#### DATASET ####

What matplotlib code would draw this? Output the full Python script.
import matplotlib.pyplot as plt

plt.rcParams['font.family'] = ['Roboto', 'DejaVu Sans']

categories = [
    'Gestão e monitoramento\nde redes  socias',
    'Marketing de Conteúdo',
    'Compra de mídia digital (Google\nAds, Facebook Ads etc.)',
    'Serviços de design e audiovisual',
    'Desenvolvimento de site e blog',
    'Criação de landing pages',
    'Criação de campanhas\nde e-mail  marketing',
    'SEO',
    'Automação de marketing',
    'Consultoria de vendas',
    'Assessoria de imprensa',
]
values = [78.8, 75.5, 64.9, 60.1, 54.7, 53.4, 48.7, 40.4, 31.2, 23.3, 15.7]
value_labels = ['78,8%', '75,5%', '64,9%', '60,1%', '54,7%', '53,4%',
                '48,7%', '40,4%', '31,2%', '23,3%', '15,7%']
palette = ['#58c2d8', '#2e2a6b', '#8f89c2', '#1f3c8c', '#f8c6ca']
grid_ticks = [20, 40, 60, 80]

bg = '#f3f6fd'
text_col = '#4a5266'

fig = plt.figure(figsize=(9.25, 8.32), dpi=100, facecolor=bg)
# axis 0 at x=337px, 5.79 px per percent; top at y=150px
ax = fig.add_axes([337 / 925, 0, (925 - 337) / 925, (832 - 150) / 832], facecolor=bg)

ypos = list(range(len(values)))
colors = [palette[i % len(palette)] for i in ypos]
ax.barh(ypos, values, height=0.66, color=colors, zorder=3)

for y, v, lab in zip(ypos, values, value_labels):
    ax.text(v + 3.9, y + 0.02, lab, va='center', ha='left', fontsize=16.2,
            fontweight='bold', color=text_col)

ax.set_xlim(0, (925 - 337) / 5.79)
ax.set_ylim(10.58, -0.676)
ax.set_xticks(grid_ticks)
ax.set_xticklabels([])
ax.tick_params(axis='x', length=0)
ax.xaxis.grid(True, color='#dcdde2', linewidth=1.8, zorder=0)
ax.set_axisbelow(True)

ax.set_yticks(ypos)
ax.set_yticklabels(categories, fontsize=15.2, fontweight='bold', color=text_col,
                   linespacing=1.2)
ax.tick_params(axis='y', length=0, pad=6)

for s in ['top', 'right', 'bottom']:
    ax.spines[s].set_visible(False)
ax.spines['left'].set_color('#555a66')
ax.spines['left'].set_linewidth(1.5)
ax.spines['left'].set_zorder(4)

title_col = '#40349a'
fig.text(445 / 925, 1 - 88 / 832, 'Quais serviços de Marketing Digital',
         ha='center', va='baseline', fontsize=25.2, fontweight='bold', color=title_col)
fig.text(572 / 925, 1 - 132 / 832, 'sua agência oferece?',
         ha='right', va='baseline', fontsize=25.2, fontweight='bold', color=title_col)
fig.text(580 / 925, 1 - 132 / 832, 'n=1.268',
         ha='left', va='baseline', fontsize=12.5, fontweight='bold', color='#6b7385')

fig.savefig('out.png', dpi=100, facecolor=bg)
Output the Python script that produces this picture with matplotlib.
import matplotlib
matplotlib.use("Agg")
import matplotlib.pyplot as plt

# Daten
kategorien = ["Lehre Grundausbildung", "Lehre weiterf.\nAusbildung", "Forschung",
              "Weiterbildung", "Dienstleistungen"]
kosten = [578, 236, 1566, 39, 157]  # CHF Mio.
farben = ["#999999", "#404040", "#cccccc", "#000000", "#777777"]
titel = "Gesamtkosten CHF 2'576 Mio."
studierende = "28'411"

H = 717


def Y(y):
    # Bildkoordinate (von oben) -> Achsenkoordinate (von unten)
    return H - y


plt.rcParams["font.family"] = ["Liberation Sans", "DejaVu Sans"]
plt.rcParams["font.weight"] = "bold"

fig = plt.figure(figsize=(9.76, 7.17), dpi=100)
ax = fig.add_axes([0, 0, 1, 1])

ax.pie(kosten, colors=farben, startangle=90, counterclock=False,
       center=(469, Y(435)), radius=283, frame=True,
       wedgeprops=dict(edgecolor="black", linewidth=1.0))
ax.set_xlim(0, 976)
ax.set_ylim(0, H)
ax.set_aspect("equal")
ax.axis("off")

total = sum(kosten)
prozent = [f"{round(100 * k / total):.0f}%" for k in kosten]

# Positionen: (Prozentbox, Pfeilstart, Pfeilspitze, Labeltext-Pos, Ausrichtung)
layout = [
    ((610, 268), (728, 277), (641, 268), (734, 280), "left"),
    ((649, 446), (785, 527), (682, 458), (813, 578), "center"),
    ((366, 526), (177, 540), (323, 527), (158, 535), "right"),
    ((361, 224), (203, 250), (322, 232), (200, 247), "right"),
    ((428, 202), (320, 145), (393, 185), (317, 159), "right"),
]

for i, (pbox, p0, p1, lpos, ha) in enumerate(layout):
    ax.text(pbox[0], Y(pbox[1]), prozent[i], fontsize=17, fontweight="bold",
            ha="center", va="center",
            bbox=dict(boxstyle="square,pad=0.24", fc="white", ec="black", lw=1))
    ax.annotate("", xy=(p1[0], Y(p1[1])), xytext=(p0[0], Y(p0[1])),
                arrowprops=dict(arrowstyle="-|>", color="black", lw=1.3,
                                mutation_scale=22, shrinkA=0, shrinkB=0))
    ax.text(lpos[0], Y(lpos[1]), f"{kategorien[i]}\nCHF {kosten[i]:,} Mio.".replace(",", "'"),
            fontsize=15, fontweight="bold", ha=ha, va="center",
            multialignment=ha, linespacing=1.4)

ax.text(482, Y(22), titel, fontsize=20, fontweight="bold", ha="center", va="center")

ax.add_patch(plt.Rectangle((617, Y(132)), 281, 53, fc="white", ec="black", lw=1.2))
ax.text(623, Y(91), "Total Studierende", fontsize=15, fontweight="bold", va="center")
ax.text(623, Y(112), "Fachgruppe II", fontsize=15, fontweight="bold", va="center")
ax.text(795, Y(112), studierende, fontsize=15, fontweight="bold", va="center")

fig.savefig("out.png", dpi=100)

####

§ **WHAT THE EXERCISE ASKS**
Copy the records above exactly, from the first line through the line containing "fontweight='bold', color=text_col)", and include nothing else.

§ **RESULT OF THE TASK**
What matplotlib code would draw this? Output the full Python script.
import matplotlib.pyplot as plt

plt.rcParams['font.family'] = ['Roboto', 'DejaVu Sans']

categories = [
    'Gestão e monitoramento\nde redes  socias',
    'Marketing de Conteúdo',
    'Compra de mídia digital (Google\nAds, Facebook Ads etc.)',
    'Serviços de design e audiovisual',
    'Desenvolvimento de site e blog',
    'Criação de landing pages',
    'Criação de campanhas\nde e-mail  marketing',
    'SEO',
    'Automação de marketing',
    'Consultoria de vendas',
    'Assessoria de imprensa',
]
values = [78.8, 75.5, 64.9, 60.1, 54.7, 53.4, 48.7, 40.4, 31.2, 23.3, 15.7]
value_labels = ['78,8%', '75,5%', '64,9%', '60,1%', '54,7%', '53,4%',
                '48,7%', '40,4%', '31,2%', '23,3%', '15,7%']
palette = ['#58c2d8', '#2e2a6b', '#8f89c2', '#1f3c8c', '#f8c6ca']
grid_ticks = [20, 40, 60, 80]

bg = '#f3f6fd'
text_col = '#4a5266'

fig = plt.figure(figsize=(9.25, 8.32), dpi=100, facecolor=bg)
# axis 0 at x=337px, 5.79 px per percent; top at y=150px
ax = fig.add_axes([337 / 925, 0, (925 - 337) / 925, (832 - 150) / 832], facecolor=bg)

ypos = list(range(len(values)))
colors = [palette[i % len(palette)] for i in ypos]
ax.barh(ypos, values, height=0.66, color=colors, zorder=3)

for y, v, lab in zip(ypos, values, value_labels):
    ax.text(v + 3.9, y + 0.02, lab, va='center', ha='left', fontsize=16.2,
            fontweight='bold', color=text_col)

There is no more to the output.